An attempt by the state of Alaska and several special interest groups to appeal a U.S. Fish and Wildlife Service (USFWS) decision to designate over 120 million acres of Arctic ice shelf as a critical polar bear habitat has been quashed by the U.S. Supreme Court. The plaintiffs complained of “federal overreach”, “activities that could negatively affect its’ economy” and even challenging the science behind the conservation effort, but the Supreme Court upheld the decision. Whilst recent reforms and governmental policy have shifted towards a pro-business direction at the cost of the environment; it’s good to see that common sense continues to prevail.
This move has been directly linked to Donald Trump’s latest executive order, which enables oil and gas companies to expand drilling activities into marine sanctuaries and national parks. Amongst the groups that challenged USFWS’s motion include the Alaska Oil & Gas Association and a multitude of local governments and native corporations. Ever since the land has been earmarked by the Federal government as a polar bear habitat in 2010, it has been met with a lot of local anger.
From accusations of federal overreach, to court battles over the “polar bear habitat” designation, the area has been a battleground between conservationists and local industry. The latter argued that the land the USFWS wanted to make off limits included industrial-zoned areas and places of economic and cultural significance. On the other hand, the Service countered saying the 187,000 square miles they had chosen were clean, undisturbed barrier islands surrounded in sea ice.
Whilst scientists and conservationists lauded the Supreme Court’s decision as a win for the environment, Alaska Oil & Gas stuck by its’ argument saying: “Polar bears are threatened by projected loss of sea ice habitat due to climate change, not on-the-ground activities in the Arctic.” – Which most would argue are one and the same, and could explain why the Supreme Court refused to give an explanation for its decision to not hear the case.
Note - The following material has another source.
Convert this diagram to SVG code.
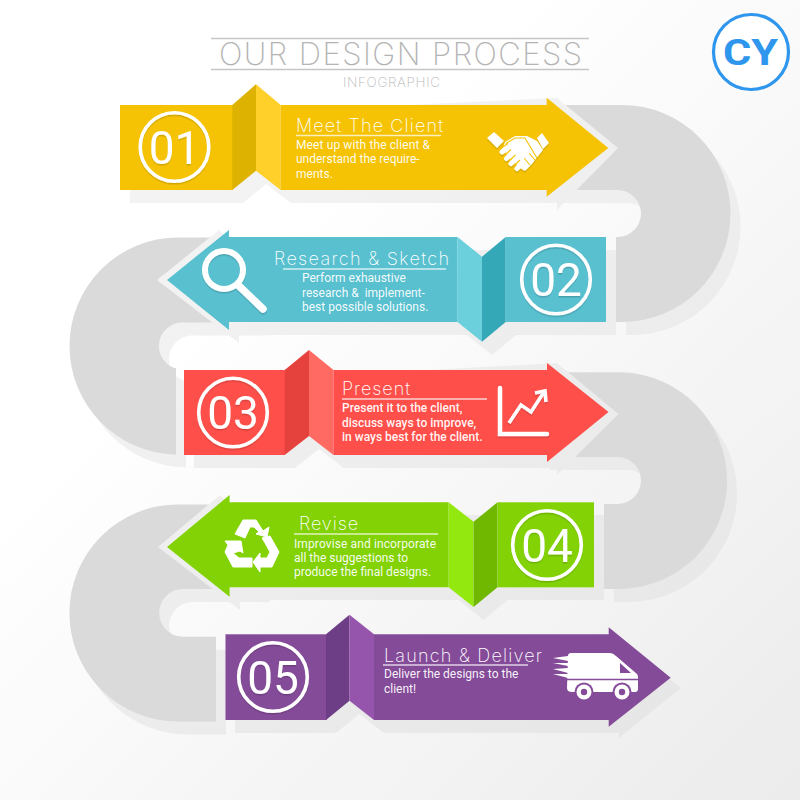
<svg xmlns="http://www.w3.org/2000/svg" width="800" height="800" viewBox="0 0 800 800">
<defs>
<linearGradient id="bg" gradientUnits="userSpaceOnUse" x1="260" y1="260" x2="780" y2="790"><stop offset="0" stop-color="#ffffff"/><stop offset="1" stop-color="#ececec"/></linearGradient>
<linearGradient id="sh" gradientUnits="userSpaceOnUse" x1="260" y1="160" x2="700" y2="780"><stop offset="0" stop-color="#f3f3f3"/><stop offset="1" stop-color="#e5e5e5"/></linearGradient>
<filter id="ds" x="-20%" y="-20%" width="140%" height="140%"><feDropShadow dx="0" dy="1.5" stdDeviation="0.6" flood-color="#000" flood-opacity="0.16"/></filter>
<path id="b1" d="M540,105H622A108.5,108.5 0 0 1 622,322H616V237H617.5A23.5,23.5 0 0 0 617.5,190H540Z"/>
<path id="b2" d="M260,237.5H178A108.5,108.5 0 0 0 178,454.5H176V368.6A23.5,23.5 0 0 1 182.5,322.5H260Z"/>
<path id="b3" d="M540,372.3H622A108.4,108.4 0 0 1 622,589H604V504H617.5A23.5,23.5 0 0 0 617.5,457H540Z"/>
<path id="b4" d="M260,504.4H178A108.6,108.6 0 0 0 178,721.6H216V636.7H183A23.8,23.8 0 0 1 183,589H260Z"/>
</defs>
<style>
.bsh{fill:url(#sh)}
.band{fill:#dadada}
.shadow{fill:url(#sh)}
.ring{fill:none;stroke:#fff;stroke-width:3.6}
.num{font-family:"Roboto","Liberation Sans",sans-serif;font-weight:400;font-size:46px;fill:#fff;text-anchor:middle}
.ttl{font-family:"Inter","Lato",sans-serif;font-weight:200;font-size:18px;fill:#fff}
.txt{font-family:"Roboto","Liberation Sans",sans-serif;font-size:12px;fill:#fff;fill-opacity:.95}
.med{font-weight:500}
.rule{stroke:#fff;stroke-opacity:.75;stroke-width:1.5;fill:none}
.wh{fill:#fff}
</style>
<rect width="800" height="800" fill="url(#bg)"/>
<g id="header">
<path d="M211,38.5H589M211,69.5H589" stroke="#c6c6c6" stroke-width="1.5" fill="none"/>
<text x="219" y="65" textLength="363" font-family="Inter, Lato, sans-serif" font-weight="200" font-size="31" fill="#b4b4b4">OUR DESIGN PROCESS</text>
<text x="343" y="87" textLength="97" font-family="Inter, Lato, sans-serif" font-weight="200" font-size="13.5" fill="#b9b9b9">INFOGRAPHIC</text>
</g>
<g id="logo">
<circle cx="751" cy="52" r="37.500" fill="#fff" stroke="#2f96ee" stroke-width="3.200"/>
<text x="723" y="65" textLength="55" lengthAdjust="spacingAndGlyphs" font-family="Roboto, sans-serif" font-weight="700" font-size="37" fill="#2f96ee">CY</text>
</g>
<g id="connectors">
<g class="bsh"><use href="#b1" transform="translate(10,13)"/><use href="#b2" transform="translate(10,13)"/><use href="#b3" transform="translate(10,13)"/><use href="#b4" transform="translate(10,13)"/></g>
<g class="band"><use href="#b1"/><use href="#b2"/><use href="#b3"/><use href="#b4"/></g>
</g>
<g id="step-01">
<polygon class="shadow" points="130,118 557,98 618,148 557,210 557,203 291,203 266,184 243,203 130,203"/>
<polygon fill="#f5c303" points="120,105 233,105 233,190 120,190"/>
<polygon fill="#ddb200" points="232.3,105 256,84.3 256,170.7 232.3,190"/>
<polygon fill="#ffcf2a" points="256,84.3 280.7,105 280.7,190 256,170.7"/>
<polygon fill="#f5c303" points="280.7,105 546.7,105 546.7,97.7 608.3,148 546.7,196.7 546.7,190 280.7,190"/>
<g filter="url(#ds)"><circle class="ring" cx="174.500" cy="147" r="34.300"/><text class="num" x="174.500" y="163.500">01</text></g>
<text class="ttl" x="296" y="131.500" textLength="147">Meet The Client</text>
<path class="rule" d="M296,135.500H441"/>
<text class="txt" x="296" y="148.500" textLength="134">Meet up with the client &amp;</text>
<text class="txt" x="296" y="163">understand the require-</text>
<text class="txt" x="296" y="177.500">ments.</text>
<g id="icon-handshake" class="wh" filter="url(#ds)">
<polygon points="487,138 494,132 504,141 497,148"/>
<polygon points="537,138 542,133 549,143 543,149"/>
<path d="M505,142L515,136H527L537,141L543,150L535,160L532,164L525,171L520,168L507,155L503,148Z"/>
<path d="M502,152L508,147M506.500,158.500L513,152.500M511,163.500L517,157.500M517,168.500L522,163.500" fill="none" stroke="#fff" stroke-width="5" stroke-linecap="round"/>
<path d="M506,143.500L515,138H525L537,158M499,149.500L508,143.500M504.500,155.500L511,149.500M509,161L515.500,155M514,166L520,160M524,158L530,165M529,153L535,160" fill="none" stroke="#f5c303" stroke-width="1.100"/>
</g>
</g>
<g id="step-02">
<polygon class="shadow" points="157,280 219,230 240,250 616,250 616,335 516,335 492,355 467,335 239,335 239,343"/>
<polygon fill="#58c0cf" points="457.5,237 229,237 229,230 167,280 229,330 229,322 457.5,322"/>
<polygon fill="#6cd0dc" points="457.5,237 482,256.7 482,341.7 457.5,322"/>
<polygon fill="#35a8b8" points="482,256.7 505.7,237 505.7,322 482,341.7"/>
<rect x="505.700" y="237" width="100.300" height="85" fill="#58c0cf"/>
<g filter="url(#ds)"><circle class="ring" cx="556" cy="279.500" r="34.300"/><text class="num" x="556" y="296">02</text></g>
<text class="ttl" x="274" y="265" textLength="175">Research &amp; Sketch</text>
<path class="rule" d="M283,269H446"/>
<text class="txt" x="302" y="282">Perform exhaustive</text>
<text class="txt" x="302" y="296.500" xml:space="preserve">research &amp;  implement-</text>
<text class="txt" x="302" y="311">best possible solutions.</text>
<g id="icon-magnifier" filter="url(#ds)" fill="none" stroke="#fff">
<circle cx="224" cy="270" r="19" stroke-width="6"/>
<path d="M238,285L263,309" stroke-width="7.500" stroke-linecap="round"/>
</g>
</g>
<g id="step-03">
<polygon class="shadow" points="194,383 557,363 618.5,414 557,475 557,468 343.5,468 319,449 295,468 194,468"/>
<rect x="184" y="370" width="101" height="85" fill="#ff4f4a"/>
<polygon fill="#e6423d" points="284.7,370 309,350 309,436 284.7,455"/>
<polygon fill="#ff6a62" points="309,350 333.5,370 333.5,455 309,436"/>
<polygon fill="#ff4f4a" points="333.5,370 547,370 547,363 608.5,412 547,462 547,455 333.5,455"/>
<g filter="url(#ds)"><circle class="ring" cx="233" cy="412.500" r="34.300"/><text class="num" x="233" y="429">03</text></g>
<text class="ttl" x="342" y="395" textLength="68">Present</text>
<path class="rule" d="M342,399H487"/>
<text class="txt med" x="342" y="412">Present it to the client,</text>
<text class="txt med" x="342" y="426.500">discuss ways to improve,</text>
<text class="txt med" x="342" y="441">in ways best for the client.</text>
<g id="icon-chart" filter="url(#ds)" fill="none" stroke="#fff" stroke-width="3.600">
<path d="M500,388V434H547" stroke-width="4.500" stroke-linecap="round"/>
<path d="M509,423L521,405L531,412L544,392M535,393L545,391L546,402"/>
</g>
</g>
<g id="step-04">
<polygon class="shadow" points="158,547 220,495 240,515 604,515 604,600 507.5,600 483.6,620 458.6,600 240,600 240,610"/>
<polygon fill="#82d205" points="448.6,502.3 229.6,502.3 229.6,495 167,547 229.6,596.7 229.6,587.3 448.6,587.3"/>
<polygon fill="#92e80f" points="448.6,502.3 473.6,521.700 473.6,607 448.6,587.3"/>
<polygon fill="#70b800" points="473.6,521.700 497.5,502.3 497.5,587.3 473.6,607"/>
<rect x="497.500" y="502.300" width="96.500" height="85" fill="#82d205"/>
<g filter="url(#ds)"><circle class="ring" cx="547" cy="545" r="34.300"/><text class="num" x="547" y="561.500">04</text></g>
<text class="ttl" x="299" y="530" textLength="59">Revise</text>
<path class="rule" d="M294,534H438"/>
<text class="txt" x="294" y="548" textLength="142">Improvise and incorporate</text>
<text class="txt" x="294" y="562">all the suggestions to</text>
<text class="txt" x="294" y="576">produce the final designs.</text>
<g id="icon-recycle" class="wh" stroke="#fff" stroke-width="1" stroke-linejoin="round">
<polygon points="235,534 243,520 256,520 263,531 269,527 267,537 256,534 259,532 254,527 250,527 245,538"/>
<polygon points="225,541 241,541 243,553 240,551 233,553 239,558 252,558 252,567 233,567 225,552 228,545"/>
<polygon points="262,538 270,536 279,552 272,567 260,567 260,572 253,562 260,553 260,558 267,558 270,552 265,543"/>
</g>
</g>
<g id="step-05">
<polygon class="shadow" points="235,647 619,640 681,688 619,738 619,733 384,733 359.5,714 336,733 235,733"/>
<rect x="225.500" y="634.300" width="101" height="85.700" fill="#844b99"/>
<polygon fill="#6d3d86" points="326,634.3 349.5,614.7 349.5,700.7 326,720"/>
<polygon fill="#9655ad" points="349.5,614.7 374,634.3 374,720 349.5,700.7"/>
<polygon fill="#844b99" points="374,634.3 608.7,634.3 608.7,627.3 670.7,677.7 608.7,726.7 608.7,720 374,720"/>
<g filter="url(#ds)"><circle class="ring" cx="273" cy="677" r="34.300"/><text class="num" x="273" y="693.500">05</text></g>
<text class="ttl" x="384" y="661.500" textLength="158">Launch &amp; Deliver</text>
<path class="rule" d="M383,665H528"/>
<text class="txt" x="384" y="678">Deliver the designs to the</text>
<text class="txt" x="384" y="693">client!</text>
<g id="icon-truck">
<path class="wh" d="M568,656Q568,653 571,653H610Q613,653 616,656L637,674Q638,675 638,678V689Q638,692 635,692H572Q567,692 567,688Z"/>
<path class="wh" d="M553,658L568,656V661ZM553,663L568,663V666ZM553,669L568,668V673ZM553,674L568,674V678Z"/>
<polygon fill="#844b99" points="620,663 631,673 620,673"/>
<path d="M567,679.500H638" stroke="#844b99" stroke-width="1.500"/>
<circle cx="584" cy="692" r="9.500" fill="#844b99"/><circle cx="584" cy="692" r="7.500" fill="#fff"/><circle cx="584" cy="692" r="3.200" fill="#844b99"/>
<circle cx="622" cy="692" r="9.500" fill="#844b99"/><circle cx="622" cy="692" r="7.500" fill="#fff"/><circle cx="622" cy="692" r="3.200" fill="#844b99"/>
</g>
</g>
</svg>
This latest decision is a major win for conservationists. The area will now be a secure, protected habitat and breeding grounds for a species that has been increasingly under pressure as climate change continues to degrade their ecosystem. Polar bears are currently listed as Vulnerable by the International Union for Conservation Nature (IUCN) Red List of Threatened Species, which describes the species in that category as “likely to become endangered unless the circumstances threatening its survival and reproduction improve”.